After the game, the Rangers announcers were celebrating the fact that the Rangers won a one-run game. Their dismal record in one-run games has been talked about a lot. In fact, it might even be one of the main culprits that finally caused Chris Woodward to lose his job.
They were making it seem that the Rangers had finally gotten this winning thing figured out. All is good now.
This whole one-run game thing was silly from the beginning. The fact that the Rangers were losing so many one-run games really was more fluke than anything else. The only that that really mattered was the fact that they were losing games, period.
Yes, last night they won a one-run game.

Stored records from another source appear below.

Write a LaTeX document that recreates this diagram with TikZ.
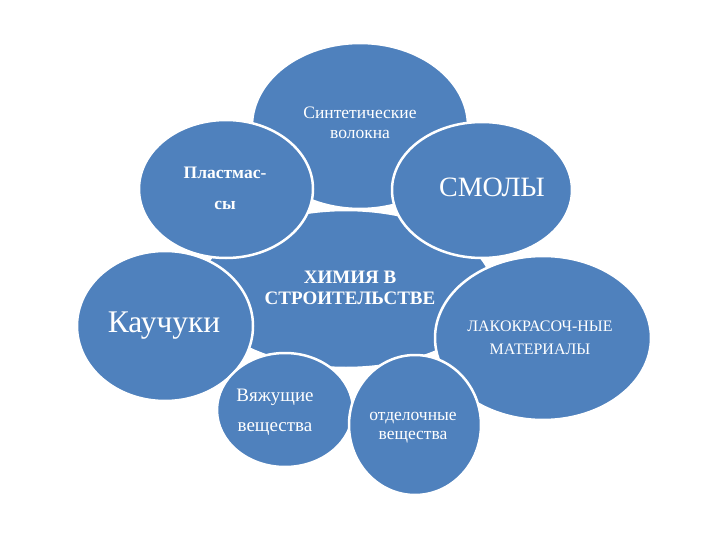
\documentclass[tikz,border=0pt]{standalone}
\usepackage{fontspec}
\setmainfont{Liberation Serif}
\usetikzlibrary{shapes.geometric}
\definecolor{blobblue}{HTML}{4F81BD}
\tikzset{
  blob/.style={ellipse, draw=white, line width=2.5pt, fill=blobblue, inner sep=0pt},
  txt/.style={text=white, align=center, inner sep=0pt}
}
\begin{document}
\begin{tikzpicture}[x=1pt,y=-1pt]
\useasboundingbox (0,0) rectangle (720,540);
% ellipses (back to front)
\node[blob, minimum width=216pt, minimum height=166pt] (synth) at (360,126) {};
\node[blob, minimum width=294pt, minimum height=158pt] (chem) at (346,289) {};
\node[blob, minimum width=174pt, minimum height=138pt] (plast) at (226,189) {};
\node[blob, minimum width=180pt, minimum height=136pt] (smoly) at (482,190) {};
\node[blob, minimum width=176pt, minimum height=150pt] (kauch) at (165,326) {};
\node[blob, minimum width=216pt, minimum height=164pt] (lako) at (543,338) {};
\node[blob, minimum width=136pt, minimum height=114pt] (vyazh) at (285,410) {};
\node[blob, minimum width=132pt, minimum height=140pt] (otdel) at (415,425) {};
% texts
\node[txt, font=\fontsize{17.5}{20}\selectfont] (synthT) at (360,123) {Синтетические\\волокна};
\node[txt, font=\fontsize{17.5}{31}\selectfont\bfseries] (plastT) at (225,188) {Пластмас-\\сы};
\node[txt, font=\fontsize{28}{30}\selectfont] (smolyT) at (492,187) {СМОЛЫ};
\node[txt, font=\fontsize{19}{21}\selectfont\bfseries] (chemT) at (350,288) {ХИМИЯ В\\СТРОИТЕЛЬСТВЕ};
\node[txt, font=\fontsize{31.5}{32}\selectfont] (kauchT) at (164,326) {Каучуки};
\node[txt, font=\fontsize{16}{23}\selectfont] (lakoT) at (540,338) {ЛАКОКРАСОЧ-НЫЕ\\МАТЕРИАЛЫ};
\node[txt, font=\fontsize{19}{30}\selectfont] (vyazhT) at (275,412) {Вяжущие\\вещества};
\node[txt, font=\fontsize{17.5}{19}\selectfont] (otdelT) at (413,428) {отделочные\\вещества};
\end{tikzpicture}
\end{document}
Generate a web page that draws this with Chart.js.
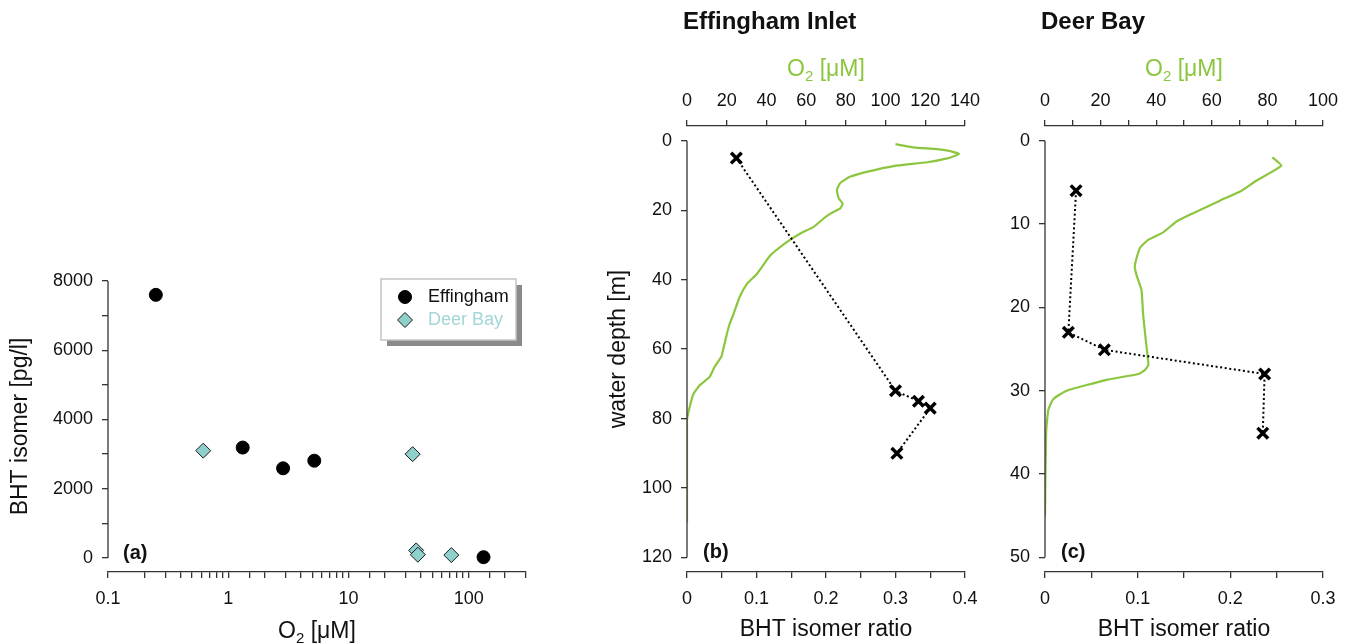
<!DOCTYPE html>
<html>
<head>
<meta charset="utf-8">
<script src="https://cdn.jsdelivr.net/npm/chart.js@4.4.1/dist/chart.umd.min.js"></script>
<style>
  html, body { margin: 0; padding: 0; background: #fff; }
  #wrap { position: relative; width: 1352px; height: 644px; }
  #wrap canvas { position: absolute; left: 0; top: 0; }
</style>
</head>
<body>
<div id="wrap">
  <canvas id="chartA" width="1352" height="644"></canvas>
  <canvas id="chartB" width="1352" height="644"></canvas>
  <canvas id="chartC" width="1352" height="644"></canvas>
</div>
<script>
// (a) BHT isomer concentration against O2
const effinghamO2 = [0.25, 1.32, 2.86, 5.2, 133];
const effinghamBHT = [7600, 3190, 2590, 2810, 25];
const deerBayO2 = [0.62, 34.2, 36.6, 37.8, 71.8];
const deerBayBHT = [3100, 3000, 220, 95, 85];
const bhtTicks = [0, 1000, 2000, 3000, 4000, 5000, 6000, 7000, 8000];

// (b) Effingham Inlet profile
const effRatio = [0.071, 0.300, 0.333, 0.350, 0.302];
const effRatioDepth = [5, 72, 75, 77, 90];
const effO2 = [105, 114, 130, 137, 131, 121, 104, 91, 82, 77, 75.5, 76.4, 78.4, 77.2, 72.2, 68.8, 63.8, 57.1,
  50.4, 42, 35.3, 30.2, 26.5, 23.5, 21.5, 20.1, 18.1, 17.3, 13.9, 11.4, 6.4, 3, 1, 0, 0];
const effO2Depth = [1, 1.9, 2.7, 3.8, 5.1, 6.2, 7.3, 8.9, 10.4, 12.3, 14.2, 16.6, 18.1, 19.5, 21, 22.4, 24.8, 26.7,
  29.1, 33, 38.3, 41.2, 45, 49.8, 52.7, 55.6, 60.4, 62.2, 65.1, 68, 70.4, 73.2, 77.5, 80.4, 110];
const effDepthTicks = [0, 20, 40, 60, 80, 100, 120];
const effO2Ticks = [0, 20, 40, 60, 80, 100, 120, 140];

// (c) Deer Bay profile
const deerRatio = [0.0335, 0.0252, 0.0641, 0.237, 0.235];
const deerRatioDepth = [6, 23, 25.1, 28, 35.1];
const deerO2 = [81.8, 85, 75.5, 70.7, 62.9, 53.3, 47.3, 42.5, 37.1, 34.1, 32.3, 32.9, 34.7, 35.3, 36.5, 37.2,
  36, 33.6, 22.2, 7.8, 3, 1.2, 0.4, 0];
const deerO2Depth = [2, 3, 4.9, 6, 7.2, 8.7, 9.7, 11, 11.9, 12.9, 15, 16.1, 17.9, 20.9, 24.7, 26.9,
  27.5, 28, 28.7, 30, 31, 32.3, 35.1, 45.1];
const deerDepthTicks = [0, 10, 20, 30, 40, 50];
const deerO2Ticks = [0, 10, 20, 30, 40, 50, 60, 70, 80, 90, 100];

const ratioTicks = [0, 0.05, 0.1, 0.15, 0.2, 0.25, 0.3, 0.35, 0.4];

const FONT = "'Liberation Sans', Arial, Helvetica, sans-serif";
const AXIS = '#333333';
const GREEN = '#8cc63f';
const TEXT = '#111111';
const TITLE_SIZE = 23;

Chart.defaults.font.family = FONT;
Chart.defaults.font.size = 18;
Chart.defaults.color = TEXT;
Chart.defaults.animation = false;

function pts(xs, ys) { return xs.map((x, i) => ({ x: x, y: ys[i] })); }
function tickGrid() { return { drawOnChartArea: false, drawTicks: true, tickLength: 6, color: AXIS, lineWidth: 1.3 }; }
function border() { return { display: true, color: AXIS, width: 1.3 }; }
function useTicks(values) { return s => { s.ticks = values.map(v => ({ value: v })); }; }
function everyOther(step) {
  return v => {
    const k = v / step;
    return Math.abs(k - Math.round(k)) < 1e-6 ? String(Number(v.toPrecision(6))) : '';
  };
}

function drawO2(ctx, cx, cy, size, color) {
  const big = size + 'px ' + FONT;
  const small = Math.round(size * 0.66) + 'px ' + FONT;
  ctx.save();
  ctx.fillStyle = color;
  ctx.textAlign = 'left';
  ctx.textBaseline = 'alphabetic';
  ctx.font = big;
  const wO = ctx.measureText('O').width;
  const wRest = ctx.measureText(' [μM]').width;
  ctx.font = small;
  const w2 = ctx.measureText('2').width;
  let x = cx - (wO + w2 + wRest) / 2;
  const base = cy + size * 0.36;
  ctx.font = big; ctx.fillText('O', x, base); x += wO;
  ctx.font = small; ctx.fillText('2', x, base + size * 0.22); x += w2;
  ctx.font = big; ctx.fillText(' [μM]', x, base);
  ctx.restore();
}

function drawText(ctx, text, x, y, font, color, align) {
  ctx.save();
  ctx.font = font;
  ctx.fillStyle = color;
  ctx.textAlign = align || 'left';
  ctx.textBaseline = 'middle';
  ctx.fillText(text, x, y);
  ctx.restore();
}

// vertical axis line only between the first and last tick
function yAxisLine(from, to) {
  return {
    id: 'yAxisLine',
    afterDraw(chart) {
      const y = chart.scales.y, ctx = chart.ctx, x = chart.chartArea.left;
      ctx.save();
      ctx.strokeStyle = AXIS;
      ctx.lineWidth = 1.3;
      ctx.beginPath();
      ctx.moveTo(x, y.getPixelForValue(from));
      ctx.lineTo(x, y.getPixelForValue(to));
      ctx.stroke();
      ctx.restore();
    }
  };
}

function legendBox(chart) {
  const ctx = chart.ctx;
  const bx = 381, by = 279, bw = 135, bh = 61;
  ctx.save();
  ctx.fillStyle = '#8a8a8a';
  ctx.fillRect(bx + 6, by + 6, bw, bh);
  ctx.fillStyle = '#ffffff';
  ctx.fillRect(bx, by, bw, bh);
  ctx.strokeStyle = '#c4c4c4';
  ctx.lineWidth = 1.5;
  ctx.strokeRect(bx, by, bw, bh);
  chart.data.datasets.forEach((ds, i) => {
    const cy = by + 18 + i * 23;
    ctx.fillStyle = ds.backgroundColor;
    ctx.strokeStyle = ds.borderColor;
    ctx.lineWidth = ds.borderWidth;
    Chart.helpers.drawPoint(ctx, { pointStyle: ds.pointStyle, radius: ds.pointRadius, borderWidth: ds.borderWidth, rotation: 0 }, bx + 24, cy);
    drawText(ctx, ds.label, bx + 47, cy, '18px ' + FONT, i === 0 ? TEXT : '#a3d6d6');
  });
  ctx.restore();
}

// ---------- (a) ----------
new Chart(document.getElementById('chartA'), {
  type: 'scatter',
  data: {
    datasets: [
      { label: 'Effingham', data: pts(effinghamO2, effinghamBHT), pointStyle: 'circle', pointRadius: 6.5,
        backgroundColor: '#000000', borderColor: '#000000', borderWidth: 1 },
      { label: 'Deer Bay', data: pts(deerBayO2, deerBayBHT), pointStyle: 'rectRot', pointRadius: 7.5,
        backgroundColor: '#8fcfcc', borderColor: '#1a1a1a', borderWidth: 1 }
    ]
  },
  options: {
    responsive: false,
    layout: { padding: { left: 0, right: 1352 - 526, top: 281, bottom: 0 } },
    plugins: { legend: { display: false }, tooltip: { enabled: false } },
    scales: {
      x: {
        type: 'logarithmic', position: 'bottom', min: 0.1, max: 300,
        afterFit: s => { s.height = 72; },
        border: border(), grid: tickGrid(),
        ticks: {
          autoSkip: false, maxRotation: 0, padding: 10,
          callback: v => {
            const l = Math.log10(v);
            return Math.abs(l - Math.round(l)) < 1e-6 ? String(Number(v.toPrecision(6))) : '';
          }
        }
      },
      y: {
        min: -404, max: 8000,
        afterBuildTicks: useTicks(bhtTicks),
        afterFit: s => { s.width = 108; },
        border: { display: false }, grid: tickGrid(),
        ticks: { padding: 9, callback: everyOther(2000) },
        title: { display: true, text: 'BHT isomer [pg/l]', font: { size: TITLE_SIZE }, padding: { top: 7, bottom: 0 } }
      }
    }
  },
  plugins: [yAxisLine(0, 8000), {
    id: 'textA',
    afterDraw(chart) {
      const ctx = chart.ctx;
      drawText(ctx, '(a)', 123, 553, 'bold 20px ' + FONT, TEXT);
      drawO2(ctx, (chart.chartArea.left + chart.chartArea.right) / 2, 630, TITLE_SIZE, TEXT);
      legendBox(chart);
    }
  }]
});

// ---------- (b) and (c) depth profiles ----------
function profileChart(id, cfg) {
  return new Chart(document.getElementById(id), {
    type: 'scatter',
    data: {
      datasets: [
        { label: 'BHT isomer ratio', data: pts(cfg.ratio, cfg.ratioDepth), xAxisID: 'x', showLine: true,
          borderColor: '#000000', backgroundColor: '#000000', borderWidth: 2, borderDash: [2, 2.6],
          pointStyle: 'crossRot', pointRadius: 7.5, pointBorderWidth: 3.5, pointBorderColor: '#000000' },
        { label: 'O2', data: pts(cfg.o2, cfg.o2Depth), xAxisID: 'xO2', showLine: true,
          borderColor: GREEN, borderWidth: 2.2, pointRadius: 0, tension: 0.15 }
      ]
    },
    options: {
      responsive: false,
      layout: { padding: { left: cfg.left - 82, right: 1352 - cfg.right, top: 86, bottom: 0 } },
      plugins: { legend: { display: false }, tooltip: { enabled: false } },
      scales: {
        x: {
          type: 'linear', position: 'bottom', min: 0, max: cfg.ratioMax,
          afterBuildTicks: useTicks(ratioTicks.filter(v => v <= cfg.ratioMax + 1e-9)),
          afterFit: s => { s.height = 72; },
          border: border(), grid: tickGrid(),
          ticks: { autoSkip: false, maxRotation: 0, padding: 10, callback: everyOther(0.1) },
          title: { display: true, text: 'BHT isomer ratio', font: { size: TITLE_SIZE }, padding: { top: 0, bottom: 1 } }
        },
        xO2: {
          type: 'linear', position: 'top', min: 0, max: cfg.o2Max,
          afterBuildTicks: useTicks(cfg.o2Ticks),
          afterFit: s => { s.height = 40; },
          border: border(), grid: tickGrid(),
          ticks: { autoSkip: false, maxRotation: 0, padding: 8, callback: everyOther(20) }
        },
        y: {
          type: 'linear', reverse: true, min: cfg.yMin, max: cfg.yMax,
          afterBuildTicks: useTicks(cfg.depthTicks),
          afterFit: s => { s.width = 82; },
          border: { display: false }, grid: tickGrid(),
          ticks: { padding: 9 },
          title: { display: cfg.yTitle, text: 'water depth [m]', font: { size: TITLE_SIZE }, padding: { top: 0, bottom: 0 } }
        }
      }
    },
    plugins: [yAxisLine(cfg.depthTicks[0], cfg.depthTicks[cfg.depthTicks.length - 1]), {
      id: 'text' + id,
      afterDraw(chart) {
        const ctx = chart.ctx;
        drawText(ctx, cfg.title, cfg.left - 4, 22, 'bold 24px ' + FONT, TEXT);
        drawO2(ctx, (chart.chartArea.left + chart.chartArea.right) / 2, 68, TITLE_SIZE, GREEN);
        drawText(ctx, cfg.label, cfg.left + 16, 552, 'bold 20px ' + FONT, TEXT);
      }
    }]
  });
}

profileChart('chartB', {
  left: 687, right: 965, title: 'Effingham Inlet', label: '(b)', yTitle: true,
  ratio: effRatio, ratioDepth: effRatioDepth, o2: effO2, o2Depth: effO2Depth,
  ratioMax: 0.4, o2Max: 140, o2Ticks: effO2Ticks, depthTicks: effDepthTicks, yMin: -4.23, yMax: 124.17
});

profileChart('chartC', {
  left: 1045, right: 1323, title: 'Deer Bay', label: '(c)', yTitle: false,
  ratio: deerRatio, ratioDepth: deerRatioDepth, o2: deerO2, o2Depth: deerO2Depth,
  ratioMax: 0.3, o2Max: 100, o2Ticks: deerO2Ticks, depthTicks: deerDepthTicks, yMin: -1.76, yMax: 51.76
});
</script>
</body>
</html>
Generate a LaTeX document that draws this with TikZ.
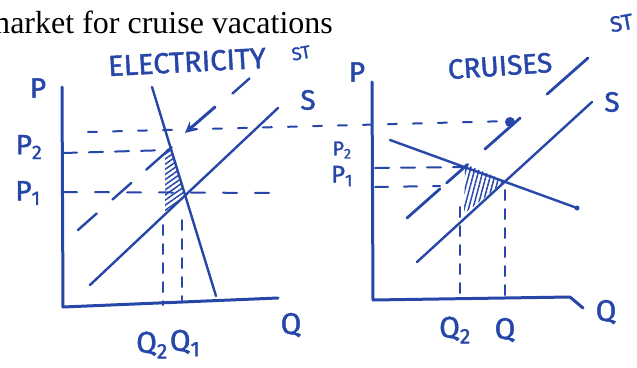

But that’s only because Jose Leclerc made it that. It should have been a three-run game. It should have ended 7-4. (And in the weirdness of baseball, he actually earned a save.)
Did the game take on any more significance being 7-6 rather than 7-4. Did the Rangers play tauter, smarter baseball that led them to win by one run? No, they almost blew a game they should have won.
All this one-run game talk suggests that, in a loss, a manager wasn’t good enough to get over a hump and, in a win, a manager was crafty enough to squeak out a victory.
As last night’s game, and so many other one-run games, wins or losses, showed, there are a ton of factors in play. None of which really matter or can be quantified. It’s not like you can say, if we can just push this button, we can get one more run and if we can just push that button we can give up one less run.
What it means is, the team lost a lot of game. Many of those happened to be by one run. Who cares how close they were? What all those losses tell you is the team needs to get better all over. When the Rangers won in 2010 and 2011, was it because they mastered the one-run victory? No, it was because they had the better team. (The Rangers were 19-24 in one-run games in 2011, which pretty much tells you the one-run game record is meaningless.)
The Rangers didn’t lose all those one-run games because Chris Woodward wasn’t good enough to figure out how to get that one more run. No, they lost them because they weren’t good enough to win them.
Getting obsessed by one-run losses might lead a front office to think they are really close to turning it around, which might lead it to just make a small change here or there. “Oh, if we just add one bat we could make up for those close losses.”
Ignore the score and look at the L column. This team has a long way to go.
It’s not just one run away from being competive.